A comparative assessment of ventilative and mechanical cooling for residential zero energy buildings considering the future climate
CHALLENGE - With the increased global concerns on climate change, housing developers are under an obligation to move towards energy-efficient buildings. In the Netherlands, this resulted in a trend towards highly insulated dwellings which are more prone to overheating and therefore increased adverse health effects. Given the prospect of increased overheating risks in the future, it is important to assess the performance of ventilation and mechanical cooling to avoid overheating risks. Therefore, the following research question has been drawn up: “Is mechanical cooling the ultimate cooling strategy for residential zero energy buildings to avoid overheating risks in the future?”

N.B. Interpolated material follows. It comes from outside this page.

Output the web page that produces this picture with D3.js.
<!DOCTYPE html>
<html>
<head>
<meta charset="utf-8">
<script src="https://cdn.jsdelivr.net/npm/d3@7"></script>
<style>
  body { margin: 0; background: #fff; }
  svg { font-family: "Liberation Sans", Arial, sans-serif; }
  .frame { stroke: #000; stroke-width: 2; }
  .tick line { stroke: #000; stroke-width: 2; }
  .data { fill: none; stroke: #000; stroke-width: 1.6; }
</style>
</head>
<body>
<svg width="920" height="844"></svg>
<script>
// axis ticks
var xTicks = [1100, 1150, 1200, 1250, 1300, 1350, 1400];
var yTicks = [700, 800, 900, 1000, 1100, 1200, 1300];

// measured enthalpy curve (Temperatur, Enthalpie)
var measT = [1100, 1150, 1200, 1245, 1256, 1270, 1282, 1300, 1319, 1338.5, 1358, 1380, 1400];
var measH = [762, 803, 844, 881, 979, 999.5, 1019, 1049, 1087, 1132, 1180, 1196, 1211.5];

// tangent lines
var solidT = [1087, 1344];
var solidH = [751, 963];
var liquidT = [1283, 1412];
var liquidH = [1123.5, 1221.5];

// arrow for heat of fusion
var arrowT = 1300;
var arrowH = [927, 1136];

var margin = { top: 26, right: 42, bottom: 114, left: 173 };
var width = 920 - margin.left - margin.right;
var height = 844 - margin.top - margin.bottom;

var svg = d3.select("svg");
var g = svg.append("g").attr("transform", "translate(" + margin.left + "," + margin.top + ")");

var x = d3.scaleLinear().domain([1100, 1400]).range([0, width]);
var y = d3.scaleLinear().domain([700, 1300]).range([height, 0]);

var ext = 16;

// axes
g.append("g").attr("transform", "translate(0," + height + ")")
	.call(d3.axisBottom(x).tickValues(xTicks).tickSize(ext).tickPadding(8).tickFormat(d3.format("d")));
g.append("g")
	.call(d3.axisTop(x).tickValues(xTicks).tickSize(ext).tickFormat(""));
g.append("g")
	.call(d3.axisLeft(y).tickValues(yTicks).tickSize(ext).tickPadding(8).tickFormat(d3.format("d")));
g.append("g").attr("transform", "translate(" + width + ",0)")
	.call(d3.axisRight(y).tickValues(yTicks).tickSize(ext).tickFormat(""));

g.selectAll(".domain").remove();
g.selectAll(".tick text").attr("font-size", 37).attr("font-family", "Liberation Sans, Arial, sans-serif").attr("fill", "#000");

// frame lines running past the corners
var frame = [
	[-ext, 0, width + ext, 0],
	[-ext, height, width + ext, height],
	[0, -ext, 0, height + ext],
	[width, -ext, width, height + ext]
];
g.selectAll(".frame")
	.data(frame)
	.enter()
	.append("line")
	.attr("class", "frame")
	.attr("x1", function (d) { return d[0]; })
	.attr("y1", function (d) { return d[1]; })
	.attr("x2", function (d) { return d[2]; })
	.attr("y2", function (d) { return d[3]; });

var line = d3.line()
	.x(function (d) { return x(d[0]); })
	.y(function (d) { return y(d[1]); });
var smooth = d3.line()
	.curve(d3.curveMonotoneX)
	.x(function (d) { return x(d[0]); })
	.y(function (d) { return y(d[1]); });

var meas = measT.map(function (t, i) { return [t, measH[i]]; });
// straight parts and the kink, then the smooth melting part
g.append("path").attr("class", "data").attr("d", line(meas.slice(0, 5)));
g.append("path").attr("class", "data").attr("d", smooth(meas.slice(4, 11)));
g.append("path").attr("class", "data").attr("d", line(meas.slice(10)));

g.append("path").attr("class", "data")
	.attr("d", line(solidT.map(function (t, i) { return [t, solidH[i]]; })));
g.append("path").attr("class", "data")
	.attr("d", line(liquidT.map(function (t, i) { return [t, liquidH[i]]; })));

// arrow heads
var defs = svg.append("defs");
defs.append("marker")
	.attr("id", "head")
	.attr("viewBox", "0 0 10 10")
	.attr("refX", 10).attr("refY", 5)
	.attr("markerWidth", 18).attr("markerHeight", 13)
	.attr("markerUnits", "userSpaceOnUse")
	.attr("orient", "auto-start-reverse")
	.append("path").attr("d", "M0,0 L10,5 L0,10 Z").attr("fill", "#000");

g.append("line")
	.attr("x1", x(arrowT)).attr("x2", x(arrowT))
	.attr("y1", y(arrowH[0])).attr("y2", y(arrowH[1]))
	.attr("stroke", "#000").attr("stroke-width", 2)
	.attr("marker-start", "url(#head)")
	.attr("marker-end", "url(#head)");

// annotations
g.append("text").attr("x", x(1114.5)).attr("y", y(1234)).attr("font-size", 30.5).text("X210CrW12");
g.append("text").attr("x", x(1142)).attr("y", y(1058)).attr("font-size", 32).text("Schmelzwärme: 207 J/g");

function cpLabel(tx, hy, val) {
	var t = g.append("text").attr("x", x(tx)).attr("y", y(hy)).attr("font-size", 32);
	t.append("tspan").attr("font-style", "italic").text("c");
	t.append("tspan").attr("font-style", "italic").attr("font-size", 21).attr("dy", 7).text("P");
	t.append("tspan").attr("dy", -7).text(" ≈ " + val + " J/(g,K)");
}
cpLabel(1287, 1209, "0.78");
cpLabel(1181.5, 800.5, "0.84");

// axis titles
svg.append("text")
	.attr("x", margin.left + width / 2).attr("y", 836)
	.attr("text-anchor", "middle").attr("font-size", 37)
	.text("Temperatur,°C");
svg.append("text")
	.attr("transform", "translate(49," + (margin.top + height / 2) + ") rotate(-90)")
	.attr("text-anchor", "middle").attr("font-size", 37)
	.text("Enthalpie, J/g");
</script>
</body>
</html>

SOLUTION - In this thesis, a comparative assessment is performed of ventilation and mechanical cooling using building performance simulations. The proposed methodology is generic which means that it can be applied to various residential buildings. The methodology has been applied to a case study building representing an existing detached house that needs to be renovated into a zero energy building. A design space has been formed varying in different building parameters such as insulation level, energy generation system and cooling strategy. The performance of these design variants is assessed in the field of thermal comfort, energy, and cost, for different scenarios that include the climate, household size, and the occupant behavior. For this study, the brute-force approach is used, making all the different combinations of all predefined design variables. Therefore, the total computational time had to be taken into account while defining the different design variants and scenarios, done using an external optimization program modeFRONTIER. This program includes different optimization algorithms and can change the source code of the TRNSYS model so that new design variants and scenarios can be automatically introduced into the simulation model.
BENEFITS - Mechanical cooling prevents overheating risks at negligible investment cost, but comes with an increased electricity consumption of 3 - 15%, and therefore increased operating cost, depending on the design variant, climate and occupant scenario. Through the use of photovoltaic panels, up to 64% of the electricity consumption for mechanical cooling can be directly fulfilled by on-site generated electricity.